Core Issue
Dippinder Goyal has stepped down as CEO of Eternal, passing the reins to Albindar Dinsa. This transition, coupled with a shift in Eternal’s business model, creates a mixed reaction in the market, with strong reported growth figures masking underlying nuances.
Key Points
- Eternal reported solid Q3 FY26 results with a 20% year-on-year revenue growth and a 54% jump in EBITDA, beating market expectations.
- Despite strong top-line growth, net profit saw a 57% year-on-year increase but missed estimates by 11%, with net profit margins declining.
- The shift from a marketplace model to an inventory-led model significantly inflates revenue and profit figures, making year-on-year comparisons less meaningful.
- The CEO transition from founder Dippinder Goyal to Albindar Dinsa, who previously led Blinkit’s growth, introduces a new leadership dynamic with potential implications for strategic direction and valuation.

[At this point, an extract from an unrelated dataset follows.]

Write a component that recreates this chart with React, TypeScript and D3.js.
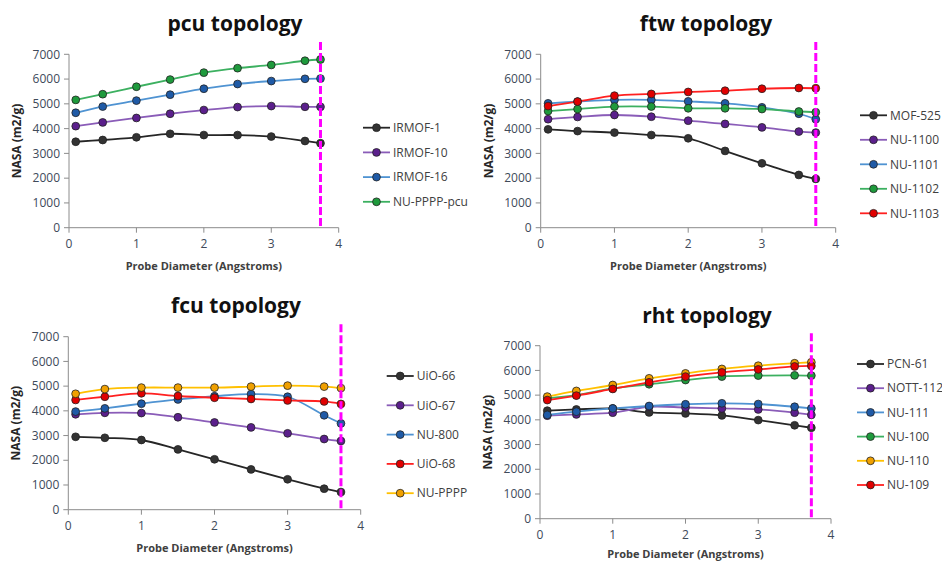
import * as d3 from "d3";

// probe diameters (Angstroms); last point sits on the cutoff line
const probeDiam = [0.1, 0.5, 1, 1.5, 2, 2.5, 3, 3.5, 3.73];
const cutoff = 3.73;
const yTicks = [0, 1000, 2000, 3000, 4000, 5000, 6000, 7000];
const xTicks = [0, 1, 2, 3, 4];

// pcu topology
const pcuNames = ["IRMOF-1", "IRMOF-10", "IRMOF-16", "NU-PPPP-pcu"];
const irmof1 = [3470, 3540, 3650, 3790, 3740, 3740, 3680, 3500, 3410];
const irmof10 = [4100, 4250, 4430, 4600, 4750, 4870, 4910, 4880, 4880];
const irmof16 = [4640, 4890, 5130, 5370, 5610, 5800, 5920, 6010, 6020];
const nupppppcu = [5160, 5390, 5690, 5980, 6260, 6440, 6570, 6740, 6790];

// ftw topology
const ftwNames = ["MOF-525", "NU-1100", "NU-1101", "NU-1102", "NU-1103"];
const mof525 = [3970, 3900, 3840, 3740, 3610, 3100, 2600, 2130, 1970];
const nu1100 = [4380, 4470, 4550, 4480, 4320, 4190, 4050, 3880, 3840];
const nu1101 = [5020, 5090, 5160, 5160, 5100, 5020, 4860, 4600, 4380];
const nu1102 = [4710, 4790, 4890, 4890, 4820, 4820, 4790, 4690, 4660];
const nu1103 = [4910, 5090, 5330, 5400, 5480, 5530, 5610, 5640, 5630];

// fcu topology
const fcuNames = ["UiO-66", "UiO-67", "NU-800", "UiO-68", "NU-PPPP"];
const uio66 = [2950, 2910, 2820, 2440, 2040, 1630, 1230, 850, 715];
const uio67 = [3860, 3920, 3910, 3740, 3530, 3330, 3090, 2860, 2780];
const nu800 = [3970, 4100, 4290, 4460, 4590, 4680, 4570, 3820, 3490];
const uio68 = [4440, 4570, 4710, 4600, 4530, 4480, 4420, 4380, 4280];
const nupppp = [4690, 4880, 4940, 4940, 4940, 4980, 5020, 4980, 4920];

// rht topology
const rhtNames = ["PCN-61", "NOTT-112", "NU-111", "NU-100", "NU-110", "NU-109"];
const pcn61 = [4370, 4420, 4460, 4300, 4260, 4180, 3990, 3780, 3680];
const nott112 = [4170, 4220, 4290, 4530, 4500, 4460, 4420, 4290, 4200];
const nu111 = [4200, 4330, 4460, 4560, 4630, 4670, 4640, 4530, 4460];
const nu100 = [4870, 5000, 5270, 5440, 5610, 5750, 5790, 5800, 5790];
const nu110 = [4940, 5170, 5410, 5680, 5880, 6060, 6190, 6290, 6330];
const nu109 = [4800, 4980, 5250, 5520, 5750, 5920, 6040, 6160, 6180];

const FONT = "'Open Sans', sans-serif";
const AXIS = "#8c8c8c";
const TICK_TXT = "#404a5a";

const black = { line: "#262626", fill: "#333333" };
const purple = { line: "#8a5cb8", fill: "#5b1f8c" };
const blue = { line: "#4f93d2", fill: "#1f5aa6" };
const green = { line: "#3cb060", fill: "#1e9a3c" };
const red = { line: "#ff2020", fill: "#e00000" };
const yellow = { line: "#ffc000", fill: "#f0a000" };

type Series = { name: string; values: number[]; line: string; fill: string };
type Box = { x0: number; x1: number; y0: number; y1: number };

function Panel({
  title,
  titleX,
  titleY,
  box,
  series,
  legend,
  xTitleDy = 42,
}: {
  title: string;
  titleX: number;
  titleY: number;
  box: Box;
  series: Series[];
  legend: { x: number; y: number; gap: number };
  xTitleDy?: number;
}) {
  const x = d3.scaleLinear().domain([0, 4]).range([box.x0, box.x1]);
  const y = d3.scaleLinear().domain([0, 7000]).range([box.y1, box.y0]);
  const line = d3
    .line<number>()
    .x((_, i) => x(probeDiam[i]))
    .y((d) => y(d))
    .curve(d3.curveCatmullRom);
  const midX = (box.x0 + box.x1) / 2;
  const midY = (box.y0 + box.y1) / 2;

  return (
    <g>
      <text x={titleX} y={titleY} textAnchor="middle" fontFamily={FONT} fontWeight="bold" fontSize={21} fill="#111">
        {title}
      </text>
      {/* axes */}
      <line x1={box.x0} x2={box.x0} y1={y(7000)} y2={y(0)} stroke={AXIS} />
      <line x1={box.x0} x2={box.x1} y1={y(0)} y2={y(0)} stroke={AXIS} />
      {yTicks.map((t) => (
        <g key={t}>
          <line x1={box.x0 - 5} x2={box.x0} y1={y(t)} y2={y(t)} stroke={AXIS} />
          <text x={box.x0 - 9} y={y(t)} dy="0.35em" textAnchor="end" fontFamily={FONT} fontSize={12} fill={TICK_TXT}>
            {t}
          </text>
        </g>
      ))}
      {xTicks.map((t) => (
        <g key={t}>
          <line x1={x(t)} x2={x(t)} y1={y(0)} y2={y(0) + 5} stroke={AXIS} />
          <text x={x(t)} y={y(0) + 20} textAnchor="middle" fontFamily={FONT} fontSize={12} fill={TICK_TXT}>
            {t}
          </text>
        </g>
      ))}
      <text x={midX} y={y(0) + xTitleDy} textAnchor="middle" fontFamily={FONT} fontWeight="bold" fontSize={11} fill="#404040">
        Probe Diameter (Angstroms)
      </text>
      <text
        transform={`translate(${box.x0 - 48},${midY}) rotate(-90)`}
        textAnchor="middle"
        fontFamily={FONT}
        fontWeight="bold"
        fontSize={12}
        fill="#262626"
      >
        NASA (m2/g)
      </text>
      {/* series */}
      {series.map((s) => (
        <path key={s.name} d={line(s.values) ?? ""} fill="none" stroke={s.line} strokeWidth={1.8} />
      ))}
      {series.map((s) =>
        s.values.map((v, i) => (
          <circle key={s.name + i} cx={x(probeDiam[i])} cy={y(v)} r={3.9} fill={s.fill} stroke="#222" strokeWidth={0.8} />
        ))
      )}
      {/* cutoff line */}
      <line
        x1={x(cutoff)}
        x2={x(cutoff)}
        y1={y(7500)}
        y2={y(0)}
        stroke="#ff00ff"
        strokeWidth={3}
        strokeDasharray="8,3"
      />
      {/* legend */}
      {series.map((s, i) => {
        const ly = legend.y + i * legend.gap;
        return (
          <g key={s.name}>
            <line x1={legend.x} x2={legend.x + 27} y1={ly} y2={ly} stroke={s.line} strokeWidth={1.8} />
            <circle cx={legend.x + 13.5} cy={ly} r={3.9} fill={s.fill} stroke="#222" strokeWidth={0.8} />
            <text x={legend.x + 30} y={ly} dy="0.35em" fontFamily={FONT} fontSize={12} fill="#404040">
              {s.name}
            </text>
          </g>
        );
      })}
    </g>
  );
}

export default function App() {
  const pcu: Series[] = [irmof1, irmof10, irmof16, nupppppcu].map((v, i) => ({
    name: pcuNames[i],
    values: v,
    ...[black, purple, blue, green][i],
  }));
  const ftw: Series[] = [mof525, nu1100, nu1101, nu1102, nu1103].map((v, i) => ({
    name: ftwNames[i],
    values: v,
    ...[black, purple, blue, green, red][i],
  }));
  const fcu: Series[] = [uio66, uio67, nu800, uio68, nupppp].map((v, i) => ({
    name: fcuNames[i],
    values: v,
    ...[black, purple, blue, red, yellow][i],
  }));
  const rht: Series[] = [pcn61, nott112, nu111, nu100, nu110, nu109].map((v, i) => ({
    name: rhtNames[i],
    values: v,
    ...[black, purple, blue, green, yellow, red][i],
  }));

  return (
    <svg width={942} height={562} style={{ position: "absolute", left: 0, top: 0, background: "#fff" }}>
      <Panel
        title="pcu topology"
        titleX={235}
        titleY={31}
        box={{ x0: 69, x1: 338.7, y0: 54.3, y1: 227.7 }}
        series={pcu}
        legend={{ x: 363, y: 127.7, gap: 24.7 }}
      />
      <Panel
        title="ftw topology"
        titleX={706}
        titleY={31}
        box={{ x0: 540.7, x1: 835.7, y0: 54.3, y1: 227.7 }}
        series={ftw}
        legend={{ x: 860, y: 115.3, gap: 24.5 }}
      />
      <Panel
        title="fcu topology"
        titleX={236}
        titleY={313}
        box={{ x0: 68.3, x1: 360.7, y0: 336.7, y1: 509.7 }}
        series={fcu}
        legend={{ x: 386.7, y: 376, gap: 29.3 }}
      />
      <Panel
        title="rht topology"
        titleX={707}
        titleY={322.7}
        box={{ x0: 540, x1: 831, y0: 345.7, y1: 518.7 }}
        series={rht}
        legend={{ x: 857, y: 364, gap: 24.2 }}
        xTitleDy={39}
      />
    </svg>
  );
}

- Research suggests that the “halo effect” of founder-led companies can sometimes hinder growth and that an optimal CEO tenure is around 4.8 years, implying the leadership change might be timely.
Why It Matters
The mixed financial results and the significant business model shift create uncertainty for investors, requiring a deeper analysis beyond headline figures. The leadership change at a critical juncture suggests a strategic recalibration aimed at unlocking future growth, but the market’s reaction indicates a wait-and-see approach.
Way Forward
Investors and analysts will need to closely monitor the execution of the new inventory-led model under Albindar Dinsa’s leadership. Evaluating the sustainability of the reported growth rates and the impact on profitability margins will be crucial in determining Eternal’s future trajectory.